J’avoue que ces démarches me laissent sceptiques. A Londres, au-delà des bonnes intentions proclamées c’est manifestement de l’opportunisme politicien pur. A Berne, on veut bien faire mais on prend un risque en rouvrant si rapidement le dossier, sur ce volet spécifiquement, alors que manifestement la question ira en votation populaire. Personnellement je préférerais de loin que l’on se donne plus de temps. Et que ce ne soit pas pour répondre (ou prétendre répondre) à une préoccupation des milieux gays et lesbiens que l’on procède à de nouvelles réformes, mais simplement parce qu’elles iront de soi, en passant, dans des révisions législatives générales débordant largement ces sujets.

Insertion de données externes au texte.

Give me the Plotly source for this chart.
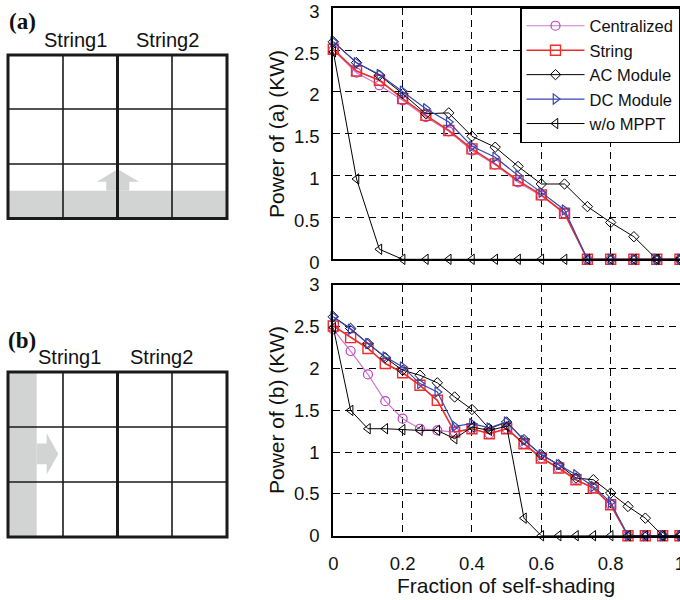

COMPLEMENT DU 22.03 à 11h45
Répondu à quelques commentaires sur Harry’s Place[3]. Et c’est fou comme après coup il est plus facile d’aller à l’essentiel! J’ai conclu par un petit résumé lapidaire de ma position sur le sujet (qui vaut pour la Suisse également):
1. I think for the time being it’s best to affirm diversity by keeping the distinction between two institutions equal in rights and dignity: marriage for opposite sex couples and civil partnership for same sex couples.
2. In due course I’m in favour of both marriage and civil partnership being folded into a generic “civil union” institution, and churches being free to conduct, or not, the ceremony according to their rules.
3. I won’t demonstrate and go on hunger strike againt the Government’s proposal, in fact I’m quite resigned it might become law during this Parliament. It’s still worth exposing their hypocrisy, though.
Notes
[1] L’exception la plus choquante étant la France dont le Pacs présente des caractéristiques sans commune mesure avec le mariage des hétéros.
[2] Sans avoir, comme c’est le cas en France ou à Genève, une cérémonie civile distincte obligatoire avant toute cérémonie religieuse.
[3] Qui sont effacés après une semaine, ce que je trouve un intéressant compromis entre l’espace de discussion stimulant offert par un blog, la prééminence légitime que les éditeurs attachent à leurs billets par rapport aux commentaires et, comment faut-il le dire, l’intérêt très relatif de certains de ces derniers, dont les auteurs (certes souvent anonymes) devraient parfois être reconnaissants que ce qu’ils ont jeté sur le clavier sans trop réfléchir ne reste pas accessible pour l’éternité.
Un mariage – deux labels : il fallait y penser !? Dans l’immédiat, je vais aussi devoir penser et songer avant de savoir… ce que j’en pense et ce que je rêve.